> GOAL: Your task is to write out only the lines running from the line with "Give me the" to the line with "import * as d3 from 'd3';", both ends kept, with no images.
----
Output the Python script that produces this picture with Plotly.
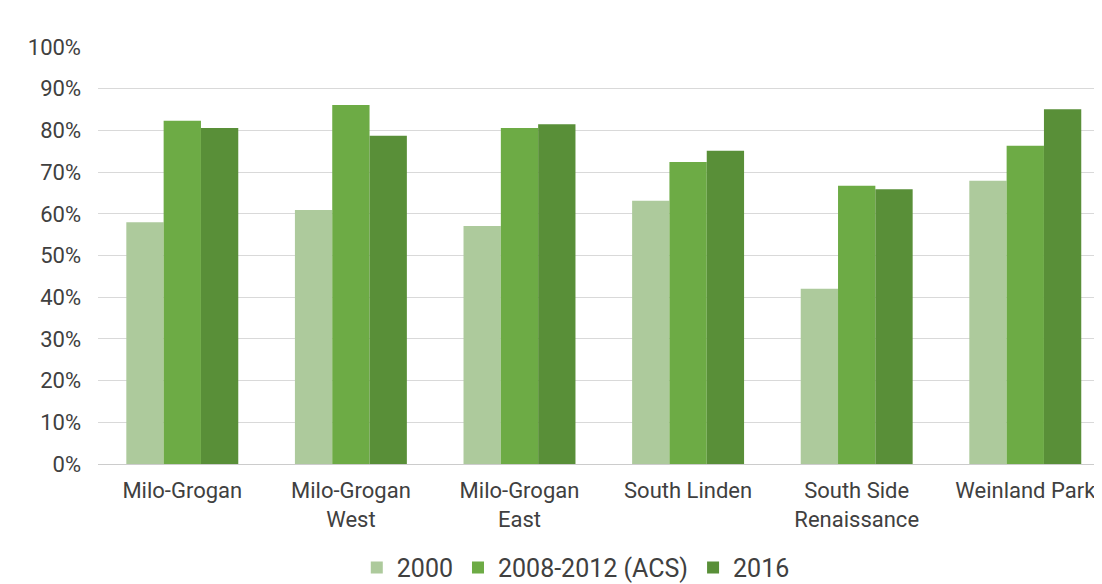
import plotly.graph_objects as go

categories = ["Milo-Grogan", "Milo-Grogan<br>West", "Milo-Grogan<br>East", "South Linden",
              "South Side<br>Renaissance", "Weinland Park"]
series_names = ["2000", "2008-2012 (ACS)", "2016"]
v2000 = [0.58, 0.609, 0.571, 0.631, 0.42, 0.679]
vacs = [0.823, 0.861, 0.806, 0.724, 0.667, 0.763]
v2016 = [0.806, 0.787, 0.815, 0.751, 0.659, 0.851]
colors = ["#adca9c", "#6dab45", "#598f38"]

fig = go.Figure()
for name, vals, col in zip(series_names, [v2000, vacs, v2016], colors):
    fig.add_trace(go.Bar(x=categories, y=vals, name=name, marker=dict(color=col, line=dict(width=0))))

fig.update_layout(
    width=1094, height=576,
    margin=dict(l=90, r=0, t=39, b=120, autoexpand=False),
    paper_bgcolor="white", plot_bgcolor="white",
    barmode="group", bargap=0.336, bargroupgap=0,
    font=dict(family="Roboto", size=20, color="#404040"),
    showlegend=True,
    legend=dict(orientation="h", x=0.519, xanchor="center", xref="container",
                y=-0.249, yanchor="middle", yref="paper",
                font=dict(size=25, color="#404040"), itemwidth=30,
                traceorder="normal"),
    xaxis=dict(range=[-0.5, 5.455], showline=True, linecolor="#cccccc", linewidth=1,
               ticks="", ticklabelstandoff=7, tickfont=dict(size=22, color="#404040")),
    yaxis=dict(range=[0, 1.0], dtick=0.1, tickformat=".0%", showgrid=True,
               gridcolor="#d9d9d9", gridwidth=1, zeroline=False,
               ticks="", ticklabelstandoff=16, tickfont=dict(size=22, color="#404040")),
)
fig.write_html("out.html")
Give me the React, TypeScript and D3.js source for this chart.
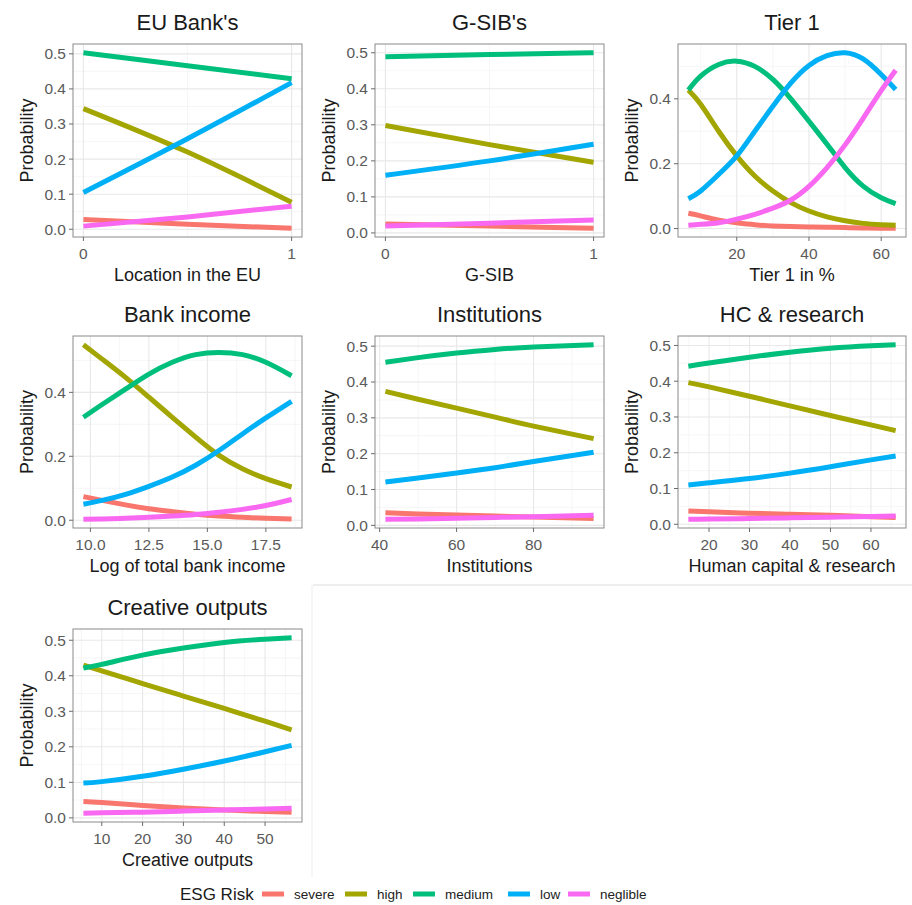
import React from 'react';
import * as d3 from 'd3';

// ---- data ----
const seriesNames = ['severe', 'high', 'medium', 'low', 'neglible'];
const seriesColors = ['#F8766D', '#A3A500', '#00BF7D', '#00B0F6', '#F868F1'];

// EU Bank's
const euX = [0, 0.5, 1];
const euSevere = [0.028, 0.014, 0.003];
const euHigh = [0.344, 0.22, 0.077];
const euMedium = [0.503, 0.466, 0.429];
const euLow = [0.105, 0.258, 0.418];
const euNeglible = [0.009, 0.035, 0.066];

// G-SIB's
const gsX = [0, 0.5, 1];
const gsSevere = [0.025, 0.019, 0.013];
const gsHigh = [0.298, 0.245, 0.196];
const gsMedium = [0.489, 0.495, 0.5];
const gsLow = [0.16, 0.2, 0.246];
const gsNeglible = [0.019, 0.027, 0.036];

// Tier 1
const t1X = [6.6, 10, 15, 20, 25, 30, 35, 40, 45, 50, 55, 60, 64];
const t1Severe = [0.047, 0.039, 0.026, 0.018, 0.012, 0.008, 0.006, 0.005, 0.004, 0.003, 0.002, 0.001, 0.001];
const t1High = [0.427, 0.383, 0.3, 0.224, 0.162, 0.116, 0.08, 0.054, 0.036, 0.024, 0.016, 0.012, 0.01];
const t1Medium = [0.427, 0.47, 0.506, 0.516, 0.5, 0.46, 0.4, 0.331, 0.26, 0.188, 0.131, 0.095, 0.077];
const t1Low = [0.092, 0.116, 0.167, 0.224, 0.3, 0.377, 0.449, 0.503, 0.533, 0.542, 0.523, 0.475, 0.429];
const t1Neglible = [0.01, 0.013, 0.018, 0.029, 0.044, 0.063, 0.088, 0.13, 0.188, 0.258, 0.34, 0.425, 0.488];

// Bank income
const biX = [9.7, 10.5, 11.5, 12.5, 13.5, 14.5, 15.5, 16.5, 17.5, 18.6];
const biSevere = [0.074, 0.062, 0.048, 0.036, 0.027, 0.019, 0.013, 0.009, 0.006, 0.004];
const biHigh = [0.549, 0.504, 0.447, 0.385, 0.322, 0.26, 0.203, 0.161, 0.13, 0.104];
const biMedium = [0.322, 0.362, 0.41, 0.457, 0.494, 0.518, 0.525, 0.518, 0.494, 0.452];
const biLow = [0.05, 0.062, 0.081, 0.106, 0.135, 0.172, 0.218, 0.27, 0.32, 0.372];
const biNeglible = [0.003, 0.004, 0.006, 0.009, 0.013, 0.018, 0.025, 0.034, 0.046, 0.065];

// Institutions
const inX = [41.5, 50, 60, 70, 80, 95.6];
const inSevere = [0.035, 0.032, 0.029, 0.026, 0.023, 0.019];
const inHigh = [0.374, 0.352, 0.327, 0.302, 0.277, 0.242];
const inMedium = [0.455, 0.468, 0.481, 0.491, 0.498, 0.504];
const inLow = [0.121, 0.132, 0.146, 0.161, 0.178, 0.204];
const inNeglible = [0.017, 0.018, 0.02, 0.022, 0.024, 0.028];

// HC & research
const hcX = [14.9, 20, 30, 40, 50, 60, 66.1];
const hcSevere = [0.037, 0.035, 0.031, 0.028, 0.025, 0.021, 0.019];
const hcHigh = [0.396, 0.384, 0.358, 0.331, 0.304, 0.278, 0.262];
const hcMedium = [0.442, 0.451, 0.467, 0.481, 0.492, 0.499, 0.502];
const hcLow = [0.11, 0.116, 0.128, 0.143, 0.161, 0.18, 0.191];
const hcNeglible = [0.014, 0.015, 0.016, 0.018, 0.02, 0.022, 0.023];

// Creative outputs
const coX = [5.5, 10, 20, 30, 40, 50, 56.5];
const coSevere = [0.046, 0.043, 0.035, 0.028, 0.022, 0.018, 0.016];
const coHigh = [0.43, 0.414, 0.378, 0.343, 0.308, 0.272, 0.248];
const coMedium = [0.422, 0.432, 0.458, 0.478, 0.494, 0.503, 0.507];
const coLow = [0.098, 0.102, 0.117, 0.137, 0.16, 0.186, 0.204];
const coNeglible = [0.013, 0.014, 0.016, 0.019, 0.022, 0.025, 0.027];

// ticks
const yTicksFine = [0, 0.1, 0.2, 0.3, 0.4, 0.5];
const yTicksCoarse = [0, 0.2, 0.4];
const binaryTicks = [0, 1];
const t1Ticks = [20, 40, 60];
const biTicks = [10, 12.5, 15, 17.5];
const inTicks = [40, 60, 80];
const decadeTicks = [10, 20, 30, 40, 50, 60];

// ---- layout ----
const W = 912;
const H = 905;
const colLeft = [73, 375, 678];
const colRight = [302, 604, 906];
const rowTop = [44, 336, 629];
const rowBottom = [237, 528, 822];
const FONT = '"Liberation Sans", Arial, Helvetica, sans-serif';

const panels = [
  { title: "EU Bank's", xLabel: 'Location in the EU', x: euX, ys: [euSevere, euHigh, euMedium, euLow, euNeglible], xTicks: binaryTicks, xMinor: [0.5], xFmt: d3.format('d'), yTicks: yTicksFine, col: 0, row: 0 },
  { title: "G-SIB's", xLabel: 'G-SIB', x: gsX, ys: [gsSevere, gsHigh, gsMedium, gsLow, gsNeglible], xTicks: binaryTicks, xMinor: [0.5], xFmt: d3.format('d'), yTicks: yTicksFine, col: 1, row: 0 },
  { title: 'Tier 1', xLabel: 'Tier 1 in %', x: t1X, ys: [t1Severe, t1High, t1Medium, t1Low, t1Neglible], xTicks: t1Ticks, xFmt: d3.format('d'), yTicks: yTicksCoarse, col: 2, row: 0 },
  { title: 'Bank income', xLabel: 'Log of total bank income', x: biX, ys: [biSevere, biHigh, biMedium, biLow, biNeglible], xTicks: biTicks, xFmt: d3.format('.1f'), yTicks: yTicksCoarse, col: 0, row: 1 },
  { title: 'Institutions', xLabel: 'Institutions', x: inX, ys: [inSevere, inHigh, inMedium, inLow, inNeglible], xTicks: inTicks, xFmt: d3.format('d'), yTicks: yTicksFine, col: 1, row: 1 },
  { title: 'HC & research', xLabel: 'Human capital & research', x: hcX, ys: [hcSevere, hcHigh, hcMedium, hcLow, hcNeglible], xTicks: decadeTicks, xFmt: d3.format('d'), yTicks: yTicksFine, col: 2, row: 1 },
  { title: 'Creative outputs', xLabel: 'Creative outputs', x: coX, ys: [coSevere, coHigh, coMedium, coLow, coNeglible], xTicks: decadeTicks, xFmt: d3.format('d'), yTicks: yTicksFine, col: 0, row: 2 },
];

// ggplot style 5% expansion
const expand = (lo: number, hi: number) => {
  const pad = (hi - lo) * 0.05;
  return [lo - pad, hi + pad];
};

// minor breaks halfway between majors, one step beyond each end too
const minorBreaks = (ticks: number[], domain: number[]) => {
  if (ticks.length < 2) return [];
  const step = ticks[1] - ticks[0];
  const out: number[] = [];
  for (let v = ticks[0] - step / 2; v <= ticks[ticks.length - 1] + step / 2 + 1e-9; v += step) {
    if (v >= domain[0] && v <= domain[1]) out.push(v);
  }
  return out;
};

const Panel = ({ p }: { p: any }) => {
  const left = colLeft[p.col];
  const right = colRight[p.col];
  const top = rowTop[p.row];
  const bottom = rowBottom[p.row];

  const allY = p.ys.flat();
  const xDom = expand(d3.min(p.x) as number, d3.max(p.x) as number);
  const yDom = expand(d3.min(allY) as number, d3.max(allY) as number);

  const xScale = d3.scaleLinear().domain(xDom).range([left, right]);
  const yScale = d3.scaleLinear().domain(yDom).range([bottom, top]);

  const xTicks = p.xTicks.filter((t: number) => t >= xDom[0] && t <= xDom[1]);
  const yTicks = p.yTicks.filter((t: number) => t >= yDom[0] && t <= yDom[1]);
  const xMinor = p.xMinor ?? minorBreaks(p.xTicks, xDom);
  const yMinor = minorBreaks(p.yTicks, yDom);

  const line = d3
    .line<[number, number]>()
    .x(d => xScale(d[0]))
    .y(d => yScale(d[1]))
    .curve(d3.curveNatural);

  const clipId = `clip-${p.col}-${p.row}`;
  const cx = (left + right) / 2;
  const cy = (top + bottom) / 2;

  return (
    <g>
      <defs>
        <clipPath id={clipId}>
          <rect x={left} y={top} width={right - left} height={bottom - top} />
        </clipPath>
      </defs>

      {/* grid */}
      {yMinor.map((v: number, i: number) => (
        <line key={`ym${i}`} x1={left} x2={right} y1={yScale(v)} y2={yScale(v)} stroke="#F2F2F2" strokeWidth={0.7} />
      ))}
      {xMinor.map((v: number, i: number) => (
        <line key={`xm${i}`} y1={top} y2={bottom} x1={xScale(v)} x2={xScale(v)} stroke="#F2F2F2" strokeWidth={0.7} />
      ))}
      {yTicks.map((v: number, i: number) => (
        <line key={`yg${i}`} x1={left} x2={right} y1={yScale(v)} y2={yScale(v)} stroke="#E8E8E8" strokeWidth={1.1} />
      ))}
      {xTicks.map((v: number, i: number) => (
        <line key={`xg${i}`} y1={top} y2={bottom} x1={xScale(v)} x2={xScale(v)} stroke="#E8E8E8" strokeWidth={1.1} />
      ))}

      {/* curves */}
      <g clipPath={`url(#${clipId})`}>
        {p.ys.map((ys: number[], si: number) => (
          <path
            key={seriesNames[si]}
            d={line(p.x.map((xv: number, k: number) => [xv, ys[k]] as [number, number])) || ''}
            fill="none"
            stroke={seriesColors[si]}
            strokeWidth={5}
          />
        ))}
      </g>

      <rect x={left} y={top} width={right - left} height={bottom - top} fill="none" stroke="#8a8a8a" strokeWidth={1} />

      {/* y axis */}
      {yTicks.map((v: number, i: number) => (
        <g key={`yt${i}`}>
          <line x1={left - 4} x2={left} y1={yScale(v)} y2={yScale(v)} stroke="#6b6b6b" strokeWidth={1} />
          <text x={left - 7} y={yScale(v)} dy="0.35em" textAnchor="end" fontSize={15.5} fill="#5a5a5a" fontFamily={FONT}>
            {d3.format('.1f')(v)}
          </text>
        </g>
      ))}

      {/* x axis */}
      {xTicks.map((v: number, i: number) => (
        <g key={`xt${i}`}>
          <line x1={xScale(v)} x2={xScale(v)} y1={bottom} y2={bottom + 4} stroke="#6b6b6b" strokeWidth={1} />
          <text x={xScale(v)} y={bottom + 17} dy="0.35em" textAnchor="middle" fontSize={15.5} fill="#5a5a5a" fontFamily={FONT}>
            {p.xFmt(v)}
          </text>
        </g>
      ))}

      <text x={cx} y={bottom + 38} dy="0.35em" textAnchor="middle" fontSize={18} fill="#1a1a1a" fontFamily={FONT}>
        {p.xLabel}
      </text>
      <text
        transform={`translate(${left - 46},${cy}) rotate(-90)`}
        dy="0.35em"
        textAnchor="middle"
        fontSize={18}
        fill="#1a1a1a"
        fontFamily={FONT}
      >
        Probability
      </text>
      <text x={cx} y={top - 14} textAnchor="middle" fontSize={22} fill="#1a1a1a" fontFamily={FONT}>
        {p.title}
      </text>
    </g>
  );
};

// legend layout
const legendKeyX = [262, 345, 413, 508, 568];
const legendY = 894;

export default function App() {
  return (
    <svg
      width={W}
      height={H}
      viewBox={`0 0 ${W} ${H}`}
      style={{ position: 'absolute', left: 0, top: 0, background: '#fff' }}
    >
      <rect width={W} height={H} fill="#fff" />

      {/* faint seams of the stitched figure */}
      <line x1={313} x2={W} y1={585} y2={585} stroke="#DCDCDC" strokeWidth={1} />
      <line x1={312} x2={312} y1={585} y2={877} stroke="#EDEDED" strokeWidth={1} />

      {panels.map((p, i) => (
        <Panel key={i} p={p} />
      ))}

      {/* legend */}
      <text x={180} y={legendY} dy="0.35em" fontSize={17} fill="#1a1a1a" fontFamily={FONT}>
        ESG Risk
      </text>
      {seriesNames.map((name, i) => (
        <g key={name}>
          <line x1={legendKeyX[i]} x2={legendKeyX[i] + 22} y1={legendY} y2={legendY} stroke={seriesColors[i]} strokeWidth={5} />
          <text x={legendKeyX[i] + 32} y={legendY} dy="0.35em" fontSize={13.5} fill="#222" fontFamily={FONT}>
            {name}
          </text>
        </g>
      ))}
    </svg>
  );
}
----
> WRITTEN RESPONSE:
Give me the React, TypeScript and D3.js source for this chart.
import React from 'react';
import * as d3 from 'd3';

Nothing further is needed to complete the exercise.